We don't publicly talk about that.
Okay.
And Floyd, lastly, is it still fair to assume that you could get a similar multiple for your oil and gas infrastructure like you got for the water assets?
Well, I would like to suggest we'll get a higher multiple, but I don't really know. It's not right to move just yet. The as I mentioned earlier in this call, we expect the EBITDA on and we're not giving the exact number, of course, but the EBITDA from our oil and gas infrastructure business to catch up with EBITDA from the water business within 18 months and then exceed it perhaps. So the rest of our business, in my opinion, is going to be worth more than the water infrastructure business.
Okay. And in the water infrastructure business, the incentive payment, is it full $120,000,000 can you get full $125,000,000 or you can get partial? I know you would like to get the full, but is it like a binary outcome or
Our goal will be to get all of it, but that strictly is a product of rig count. And then if you do anything else with if you add rigs or do drill codes or something like that, you increase your earn out of that amount. I don't think we haven't modeled it exactly, but we would expect the earn out of that to grow dramatically after 2019 and to be reasonable in 2019, but not we probably wouldn't get it all in 2019.

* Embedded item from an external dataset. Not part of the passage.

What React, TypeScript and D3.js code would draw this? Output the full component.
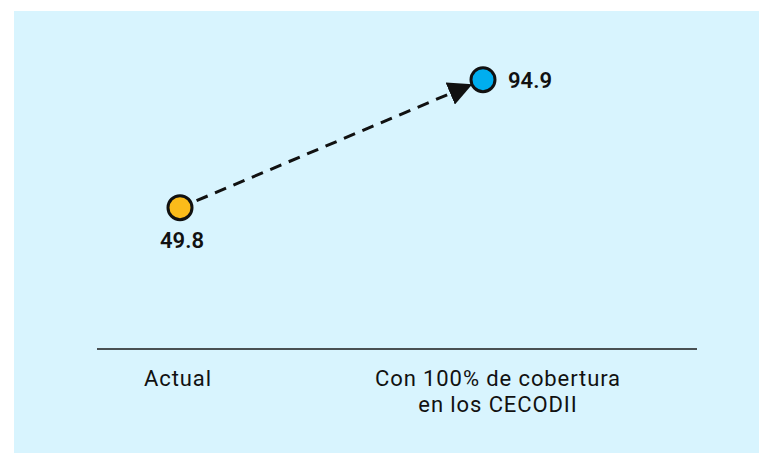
import React, { useEffect, useRef } from 'react';
import * as d3 from 'd3';

const categories = ['Actual', 'Con 100% de cobertura\nen los CECODII'];
const values = [49.8, 94.9];
const pointColors = ['#fbbb1a', '#00aeef'];

const App: React.FC = () => {
  const ref = useRef<SVGSVGElement>(null);

  useEffect(() => {
    if (!ref.current) return;
    const width = 759;
    const height = 453;
    const svg = d3.select(ref.current);
    svg.selectAll('*').remove();

    svg.append('rect')
      .attr('x', 14)
      .attr('y', 11)
      .attr('width', width - 14)
      .attr('height', height - 11)
      .attr('fill', '#d8f4fe');

    const baseline = 349;
    const y = d3.scaleLinear().domain([0, 100]).range([baseline, baseline - 283.8]);
    const x = d3.scalePoint<string>().domain(categories).range([180, 483]);
    const labelX = d3.scalePoint<string>().domain(categories).range([178, 498]);

    // axis line
    svg.append('line')
      .attr('x1', 97)
      .attr('x2', 697)
      .attr('y1', baseline)
      .attr('y2', baseline)
      .attr('stroke', '#1a1a1a')
      .attr('stroke-width', 1.5);

    // category labels, one text per line
    categories.forEach(c => {
      c.split('\n').forEach((line, i) => {
        svg.append('text')
          .attr('x', labelX(c)!)
          .attr('y', 386 + i * 26)
          .attr('text-anchor', 'middle')
          .attr('font-family', 'Roboto, sans-serif')
          .attr('font-size', '22px')
          .attr('letter-spacing', '0.9px')
          .attr('fill', '#111')
          .text(line);
      });
    });

    const r = 12;
    const defs = svg.append('defs');
    defs.append('marker')
      .attr('id', 'arrow')
      .attr('viewBox', '0 0 10 10')
      .attr('refX', 9)
      .attr('refY', 5)
      .attr('markerWidth', 8)
      .attr('markerHeight', 8)
      .attr('markerUnits', 'strokeWidth')
      .attr('orient', 'auto')
      .append('path')
      .attr('d', 'M0,0 L10,5 L0,10 z')
      .attr('fill', '#111');

    // dashed arrow between points
    const x0 = x(categories[0])!, y0 = y(values[0]);
    const x1 = x(categories[1])!, y1 = y(values[1]);
    const ang = Math.atan2(y1 - y0, x1 - x0);
    svg.append('line')
      .attr('x1', x0 + Math.cos(ang) * (r + 6))
      .attr('y1', y0 + Math.sin(ang) * (r + 6))
      .attr('x2', x1 - Math.cos(ang) * (r + 2))
      .attr('y2', y1 - Math.sin(ang) * (r + 2))
      .attr('stroke', '#111')
      .attr('stroke-width', 3)
      .attr('stroke-dasharray', '12,8')
      .attr('marker-end', 'url(#arrow)');

    svg.selectAll('.pt')
      .data(values)
      .enter()
      .append('circle')
      .attr('cx', (d, i) => x(categories[i])!)
      .attr('cy', d => y(d))
      .attr('r', r)
      .attr('fill', (d, i) => pointColors[i])
      .attr('stroke', '#111')
      .attr('stroke-width', 3);

    // value labels
    svg.append('text')
      .attr('x', x0 + 2)
      .attr('y', y0 + 40)
      .attr('text-anchor', 'middle')
      .attr('font-family', 'Roboto, sans-serif')
      .attr('font-weight', 600)
      .attr('font-size', '22px')
      .attr('fill', '#111')
      .text(values[0].toFixed(1));

    svg.append('text')
      .attr('x', x1 + 25)
      .attr('y', y1 + 8)
      .attr('text-anchor', 'start')
      .attr('font-family', 'Roboto, sans-serif')
      .attr('font-weight', 600)
      .attr('font-size', '22px')
      .attr('fill', '#111')
      .text(values[1].toFixed(1));
  }, []);

  return (
    <div style={{ position: 'absolute', left: 0, top: 0 }}>
      <svg ref={ref} width={759} height={453} style={{ display: 'block' }} />
    </div>
  );
};

export default App;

Right. And the drill core you're talking about in Hackberry, right?
I can say that.
Okay. All right. Thank you.
Ladies and gentlemen, we have reached the end of the question and answer session. And I would like to turn the call back to management for closing remarks.
Thanks everybody. I think this is a fairly complete data set. If you think of something we didn't cover, just give us a call. We're pretty excited about we're very excited about where we are and what we're doing and all the things that we're doing to make the future look even better than it looks right now. Thank you.
This concludes today's conference. You may disconnect your lines at this time. Thank you for your participation.